In 1990, he joined Warwickshire. He played a single first-class match for the county, which was to be the last in his career, against Sussex. In his career total of 10 first-class matches, he scored 90 runs at a batting average of 10.00, with a high score of 30. In the field he took 3 catches and with the ball he took 21 wickets at a bowling average of 30.14, with a single five wicket haul which gave him best figures of 6/72. He also played 3 List A matches for Warwickshire during the 1990 season against Essex, Derbyshire and Sussex.

In 1992, he represented Bedfordshire. His debut in the Minor Counties Championship for the county came against Lincolnshire. During the 1992 season, he represented the county in 5 Championship matches, the last of which came against Staffordshire. Smith played a single MCCA Knockout Trophy match in 1992 for Bedfordshire against Suffolk.
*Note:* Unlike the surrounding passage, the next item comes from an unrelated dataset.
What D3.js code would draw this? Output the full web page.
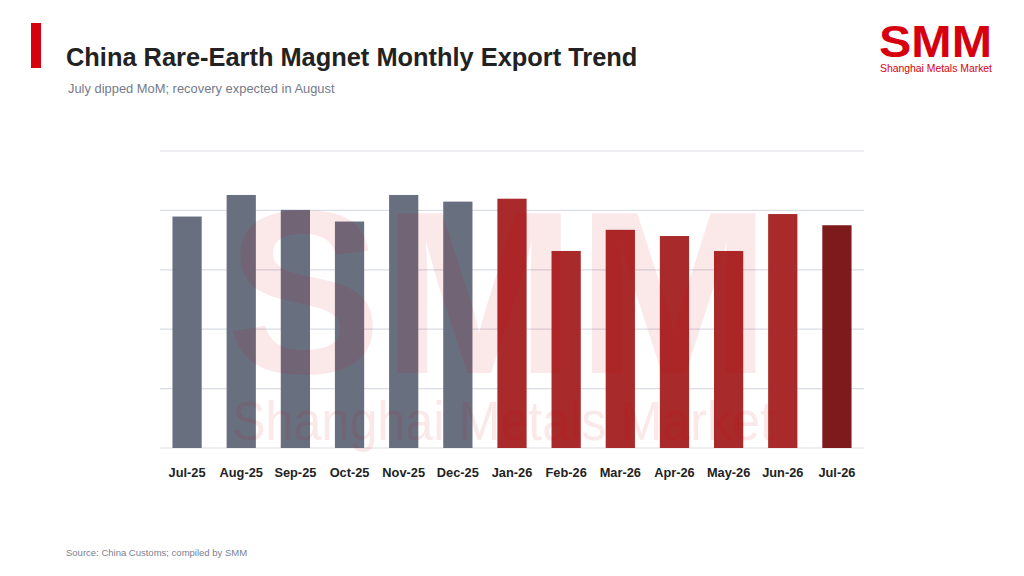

His next appearance in List A cricket came for the Durham Cricket Board in the 1999 NatWest Trophy against Oxfordshire. From 1999 to 2001, he represented the Board in 7 one-day matches, the last of which came against Hertfordshire in the 2001 Cheltenham & Gloucester Trophy. In his career total of 12 List A matches, he scored 25 runs at an average of 8.33, with a high score of 9*. With the ball he took 14 wickets an average of 25.42, with best figures of 2/20.